The debate about the future of agriculture is growing ever more controversial, reflecting the enormous challenges ahead: On the one hand, the rising world population will require agricultural production to increase by 50 percent by 2050 (compared to 2012). On the other hand, we need to protect the environment, and do so better than we have in the past. It looks a bit like squaring the circle.
That being said, it is also true that a lot has already been achieved. At the beginning of the 20th century, on average one North American farmer produced enough food for four people; today, one farmer in North America can feed over 150 people. This was made possible by an enormous increase in productivity, which has been the key to feeding a growing global population and was fueled by developments in mechanization (tractors), chemistry (synthetic fertilizers and crop protection products), and genetics (more productive crop varieties).
While these developments have been critical to the growth of our society at large, they have also come at a cost. Plowing fields destroys the soil structure and releases CO2 into the air, synthetic nitrogen fertilizers contaminate water sources and account for about 3 percent of all greenhouse gas emissions, and crop protection chemicals may partly persist in the environment and affect non-target species.
CEO of Joyn Bio
There is no question that further breakthrough innovations are needed to grow enough food to feed the planet sustainably and economically.

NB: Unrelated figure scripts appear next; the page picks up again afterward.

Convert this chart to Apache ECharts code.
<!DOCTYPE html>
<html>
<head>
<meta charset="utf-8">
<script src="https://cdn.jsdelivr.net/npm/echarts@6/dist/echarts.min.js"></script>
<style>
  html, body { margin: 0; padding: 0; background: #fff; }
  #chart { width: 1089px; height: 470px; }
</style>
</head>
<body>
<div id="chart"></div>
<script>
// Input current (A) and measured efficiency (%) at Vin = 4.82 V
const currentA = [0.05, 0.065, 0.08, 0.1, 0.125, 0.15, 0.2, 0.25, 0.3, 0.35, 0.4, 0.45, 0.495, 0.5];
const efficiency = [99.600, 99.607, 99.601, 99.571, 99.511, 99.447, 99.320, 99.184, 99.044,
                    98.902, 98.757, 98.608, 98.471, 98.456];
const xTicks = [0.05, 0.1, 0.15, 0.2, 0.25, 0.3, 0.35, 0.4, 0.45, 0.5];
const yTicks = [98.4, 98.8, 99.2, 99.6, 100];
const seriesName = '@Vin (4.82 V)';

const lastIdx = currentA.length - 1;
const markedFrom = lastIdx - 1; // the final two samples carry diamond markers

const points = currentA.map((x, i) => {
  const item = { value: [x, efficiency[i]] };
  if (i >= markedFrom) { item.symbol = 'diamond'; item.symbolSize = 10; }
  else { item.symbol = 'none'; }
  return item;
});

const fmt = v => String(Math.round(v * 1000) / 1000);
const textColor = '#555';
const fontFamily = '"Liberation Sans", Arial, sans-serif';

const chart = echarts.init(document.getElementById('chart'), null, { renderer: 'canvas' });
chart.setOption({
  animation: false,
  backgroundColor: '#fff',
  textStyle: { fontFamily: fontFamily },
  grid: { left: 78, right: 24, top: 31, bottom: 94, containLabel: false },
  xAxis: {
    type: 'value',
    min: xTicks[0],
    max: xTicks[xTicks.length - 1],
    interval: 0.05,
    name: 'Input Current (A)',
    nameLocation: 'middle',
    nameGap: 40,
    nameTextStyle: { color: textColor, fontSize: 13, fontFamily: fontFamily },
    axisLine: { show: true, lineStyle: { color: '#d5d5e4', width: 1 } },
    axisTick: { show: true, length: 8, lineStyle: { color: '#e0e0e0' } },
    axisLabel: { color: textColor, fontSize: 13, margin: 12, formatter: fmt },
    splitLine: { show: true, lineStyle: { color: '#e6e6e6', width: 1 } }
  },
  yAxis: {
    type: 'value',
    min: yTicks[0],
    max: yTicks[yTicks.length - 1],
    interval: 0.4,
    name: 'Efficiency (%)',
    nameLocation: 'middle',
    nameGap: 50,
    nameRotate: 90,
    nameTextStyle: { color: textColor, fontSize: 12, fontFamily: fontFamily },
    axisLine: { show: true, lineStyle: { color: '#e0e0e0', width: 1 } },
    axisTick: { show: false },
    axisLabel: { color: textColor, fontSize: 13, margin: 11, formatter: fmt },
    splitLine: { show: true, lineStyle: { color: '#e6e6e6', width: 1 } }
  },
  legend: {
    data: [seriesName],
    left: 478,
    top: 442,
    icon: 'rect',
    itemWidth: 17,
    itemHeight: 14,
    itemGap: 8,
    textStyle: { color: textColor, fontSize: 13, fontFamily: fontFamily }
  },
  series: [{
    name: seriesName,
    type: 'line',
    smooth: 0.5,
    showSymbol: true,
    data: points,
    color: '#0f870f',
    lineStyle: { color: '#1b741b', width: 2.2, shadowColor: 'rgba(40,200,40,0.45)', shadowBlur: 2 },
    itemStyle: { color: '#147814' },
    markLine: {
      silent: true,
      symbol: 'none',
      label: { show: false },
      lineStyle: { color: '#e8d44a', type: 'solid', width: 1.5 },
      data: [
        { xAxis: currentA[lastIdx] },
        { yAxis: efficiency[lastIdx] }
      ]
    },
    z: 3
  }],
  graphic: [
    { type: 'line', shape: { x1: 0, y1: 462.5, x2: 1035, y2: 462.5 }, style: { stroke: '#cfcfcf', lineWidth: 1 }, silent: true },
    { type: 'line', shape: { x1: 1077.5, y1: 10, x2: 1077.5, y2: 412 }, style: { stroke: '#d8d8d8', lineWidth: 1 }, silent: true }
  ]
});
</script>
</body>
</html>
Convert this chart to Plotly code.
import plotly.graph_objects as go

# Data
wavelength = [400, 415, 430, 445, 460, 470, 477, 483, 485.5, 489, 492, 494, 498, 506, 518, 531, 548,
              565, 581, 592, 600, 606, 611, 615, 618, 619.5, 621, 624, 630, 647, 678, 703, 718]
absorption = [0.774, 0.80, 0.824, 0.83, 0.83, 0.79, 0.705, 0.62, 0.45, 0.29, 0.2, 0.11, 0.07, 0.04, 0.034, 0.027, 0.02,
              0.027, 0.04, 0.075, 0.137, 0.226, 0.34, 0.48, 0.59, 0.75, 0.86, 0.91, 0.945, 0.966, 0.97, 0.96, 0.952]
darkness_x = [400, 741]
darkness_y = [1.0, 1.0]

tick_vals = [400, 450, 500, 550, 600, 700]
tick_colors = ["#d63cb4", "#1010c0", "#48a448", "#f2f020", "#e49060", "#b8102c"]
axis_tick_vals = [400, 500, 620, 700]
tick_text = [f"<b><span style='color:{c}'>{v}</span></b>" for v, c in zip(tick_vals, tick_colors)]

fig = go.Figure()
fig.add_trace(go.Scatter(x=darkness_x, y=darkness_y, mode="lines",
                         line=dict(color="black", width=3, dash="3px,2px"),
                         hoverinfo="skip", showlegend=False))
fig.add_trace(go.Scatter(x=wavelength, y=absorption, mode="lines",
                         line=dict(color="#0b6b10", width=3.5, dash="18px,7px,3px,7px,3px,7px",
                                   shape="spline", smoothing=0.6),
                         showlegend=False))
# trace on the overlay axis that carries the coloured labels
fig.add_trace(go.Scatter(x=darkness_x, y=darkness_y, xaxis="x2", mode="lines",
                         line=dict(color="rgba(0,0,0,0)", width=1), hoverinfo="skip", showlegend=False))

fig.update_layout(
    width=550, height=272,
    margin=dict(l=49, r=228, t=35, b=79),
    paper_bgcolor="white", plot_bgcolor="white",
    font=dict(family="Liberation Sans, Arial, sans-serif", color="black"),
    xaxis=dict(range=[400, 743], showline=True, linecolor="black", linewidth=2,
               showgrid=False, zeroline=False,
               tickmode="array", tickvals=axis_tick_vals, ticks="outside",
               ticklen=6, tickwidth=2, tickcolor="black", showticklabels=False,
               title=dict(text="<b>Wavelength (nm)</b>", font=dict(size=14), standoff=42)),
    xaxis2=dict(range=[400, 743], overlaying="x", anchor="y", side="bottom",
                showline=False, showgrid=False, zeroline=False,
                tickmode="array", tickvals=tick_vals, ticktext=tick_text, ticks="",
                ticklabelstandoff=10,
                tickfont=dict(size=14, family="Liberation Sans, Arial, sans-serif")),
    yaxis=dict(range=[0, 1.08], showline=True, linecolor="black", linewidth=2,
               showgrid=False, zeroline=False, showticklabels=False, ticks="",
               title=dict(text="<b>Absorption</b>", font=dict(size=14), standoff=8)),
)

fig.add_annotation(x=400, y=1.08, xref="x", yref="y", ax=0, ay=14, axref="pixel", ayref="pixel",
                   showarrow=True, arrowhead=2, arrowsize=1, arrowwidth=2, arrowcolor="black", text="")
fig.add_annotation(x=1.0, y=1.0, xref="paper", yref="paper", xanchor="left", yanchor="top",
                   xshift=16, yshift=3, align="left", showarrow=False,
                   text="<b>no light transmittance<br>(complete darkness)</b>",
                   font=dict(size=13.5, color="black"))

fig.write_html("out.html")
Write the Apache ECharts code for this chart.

“The potential of microbes in agriculture is vast but largely untapped”
One solution that’s gaining momentum for its potential across several industries, and in agriculture particularly, are microorganisms. Microbes are proving to be fruitful mechanisms in everything from pharmaceuticals to textiles and in our case, making agriculture more sustainable. There are an estimated trillion different microbes that offer naturally occurring properties – some have been proven to protect plants against pests and diseases or to convert nitrogen from the air into a form plants can use.
Principal Expert Biotechnology at Bayer
The potential of microbes in agriculture is vast but largely untapped – the goal at Joyn Bio is to change that trajectory.
Joyn Bio is building a platform for developing microbial agricultural solutions that consistently perform as well as – if not better than – the current chemical solutions that often contribute to environmental detriments, like dead zones, climate change, and contaminated water sources.
Joyn’s platform is built on the deep expertise and technical capacity of two companies – Bayer and Ginkgo Bioworks – that have played an integral role in developing the agriculture and synthetic biology industries, respectively. In other words, Joyn sits squarely at the intersection of synthetic biology and agriculture, engineering microbes with unrivaled scale, throughput and speed. Through this unique structure, Joyn is able to identify the best strain for the job and optimize it as an effective agricultural solution.
Reducing the need for synthetic nitrogen fertilizer
One current focus of the Joyn platform is engineering a microbe that significantly reduces (by one third, or more) the need for traditional, synthetic nitrogen fertilizer for cereal crops such as corn or wheat. Nitrogen is the primary limiting factor for plant growth and yield. While it makes up the majority of the air we breathe, only a handful of plants – like soybeans, for example – can convert nitrogen from the air into nutrients. Major cereal crops such as corn and wheat can’t utilize atmospheric nitrogen and rely on nitrogen fertilizer to grow to their full potential. Similar to other key developments in agriculture, the invention of synthetic nitrogen fertilizer has been a huge driver of productivity. But the way it is currently used is not environmentally sustainable, and growers are looking for innovative alternatives that deliver equal or better results.
Joyn Bio is working hard to realize a future where plants can receive nitrogen with the help of an engineered microbe that can fix it from the air, and we also see endless potential for engineered microbes across a number of agricultural applications. Agriculture can be a hugely impactful player for solving environmental challenges at a global scale and we believe engineered microbes are one (important) part of that puzzle.